• [WORK TO BE COMPLETED]: Each line below should be retyped exactly, with no pictures.

--- BEGIN ---

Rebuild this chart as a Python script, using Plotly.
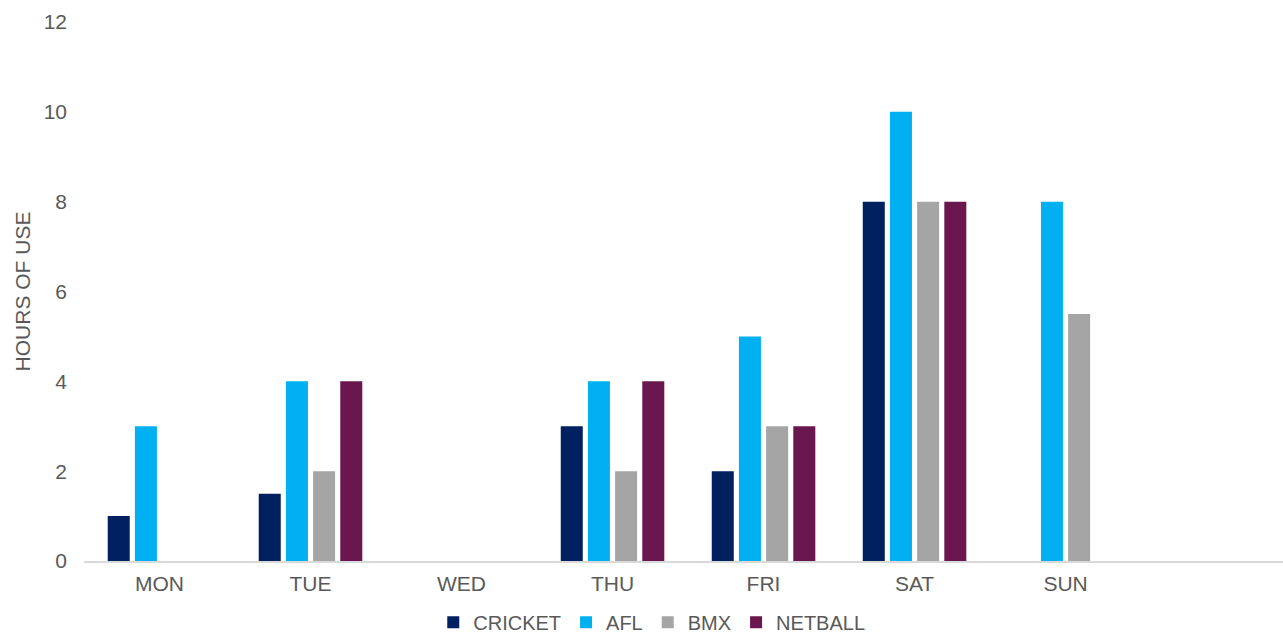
import plotly.graph_objects as go

days = ["MON", "TUE", "WED", "THU", "FRI", "SAT", "SUN"]
cricket = [1, 1.5, 0, 3, 2, 8, 0]
afl = [3, 4, 0, 4, 5, 10, 8]
bmx = [0, 2, 0, 2, 3, 8, 5.5]
netball = [0, 4, 0, 4, 3, 8, 0]

series = [
    ("CRICKET", cricket, "#002060"),
    ("AFL", afl, "#00B0F0"),
    ("BMX", bmx, "#A5A5A5"),
    ("NETBALL", netball, "#6B174F"),
]

fig = go.Figure()
for name, vals, color in series:
    fig.add_trace(go.Bar(
        x=days, y=vals, name=name,
        marker=dict(color=color, line=dict(width=0)),
    ))

font = dict(family="Arial, Liberation Sans, sans-serif", color="#595959", size=21)

fig.update_layout(
    width=1283, height=633,
    margin=dict(l=84, r=0, t=22, b=72),
    paper_bgcolor="white", plot_bgcolor="white",
    barmode="group", bargap=0.28, bargroupgap=0.19,
    font=font,
    showlegend=True,
    legend=dict(orientation="h", x=0.508, xref="container", xanchor="center",
                y=0.017, yref="container", yanchor="middle",
                font=dict(size=20, color="#595959"), itemwidth=30,
                traceorder="normal"),
    xaxis=dict(
        categoryorder="array", categoryarray=days,
        range=[-0.5, 7.44],
        showline=True, linecolor="#D9D9D9", linewidth=2,
        showgrid=False, zeroline=False, ticks="",
        tickfont=font, ticklabelstandoff=3,
    ),
    yaxis=dict(
        range=[0, 12], tickvals=[0, 2, 4, 6, 8, 10, 12],
        showgrid=False, zeroline=False, showline=False, ticks="",
        tickfont=font, ticklabelstandoff=16,
        title=dict(text="HOURS OF USE", font=dict(size=21, color="#595959"), standoff=7),
    ),
)

fig.write_html("out.html")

--- END ---

• [ANSWER FOR THIS EXERCISE]:
Rebuild this chart as a Python script, using Plotly.
import plotly.graph_objects as go

days = ["MON", "TUE", "WED", "THU", "FRI", "SAT", "SUN"]
cricket = [1, 1.5, 0, 3, 2, 8, 0]
afl = [3, 4, 0, 4, 5, 10, 8]
bmx = [0, 2, 0, 2, 3, 8, 5.5]
netball = [0, 4, 0, 4, 3, 8, 0]

series = [
    ("CRICKET", cricket, "#002060"),
    ("AFL", afl, "#00B0F0"),
    ("BMX", bmx, "#A5A5A5"),
    ("NETBALL", netball, "#6B174F"),
]

fig = go.Figure()
for name, vals, color in series:
    fig.add_trace(go.Bar(
        x=days, y=vals, name=name,
        marker=dict(color=color, line=dict(width=0)),
    ))

font = dict(family="Arial, Liberation Sans, sans-serif", color="#595959", size=21)

fig.update_layout(
    width=1283, height=633,
    margin=dict(l=84, r=0, t=22, b=72),
    paper_bgcolor="white", plot_bgcolor="white",
    barmode="group", bargap=0.28, bargroupgap=0.19,
    font=font,
    showlegend=True,
    legend=dict(orientation="h", x=0.508, xref="container", xanchor="center",
                y=0.017, yref="container", yanchor="middle",
                font=dict(size=20, color="#595959"), itemwidth=30,
                traceorder="normal"),
    xaxis=dict(
        categoryorder="array", categoryarray=days,
        range=[-0.5, 7.44],
        showline=True, linecolor="#D9D9D9", linewidth=2,
        showgrid=False, zeroline=False, ticks="",
        tickfont=font, ticklabelstandoff=3,
    ),
    yaxis=dict(
        range=[0, 12], tickvals=[0, 2, 4, 6, 8, 10, 12],
        showgrid=False, zeroline=False, showline=False, ticks="",
        tickfont=font, ticklabelstandoff=16,
        title=dict(text="HOURS OF USE", font=dict(size=21, color="#595959"), standoff=7),
    ),
)

fig.write_html("out.html")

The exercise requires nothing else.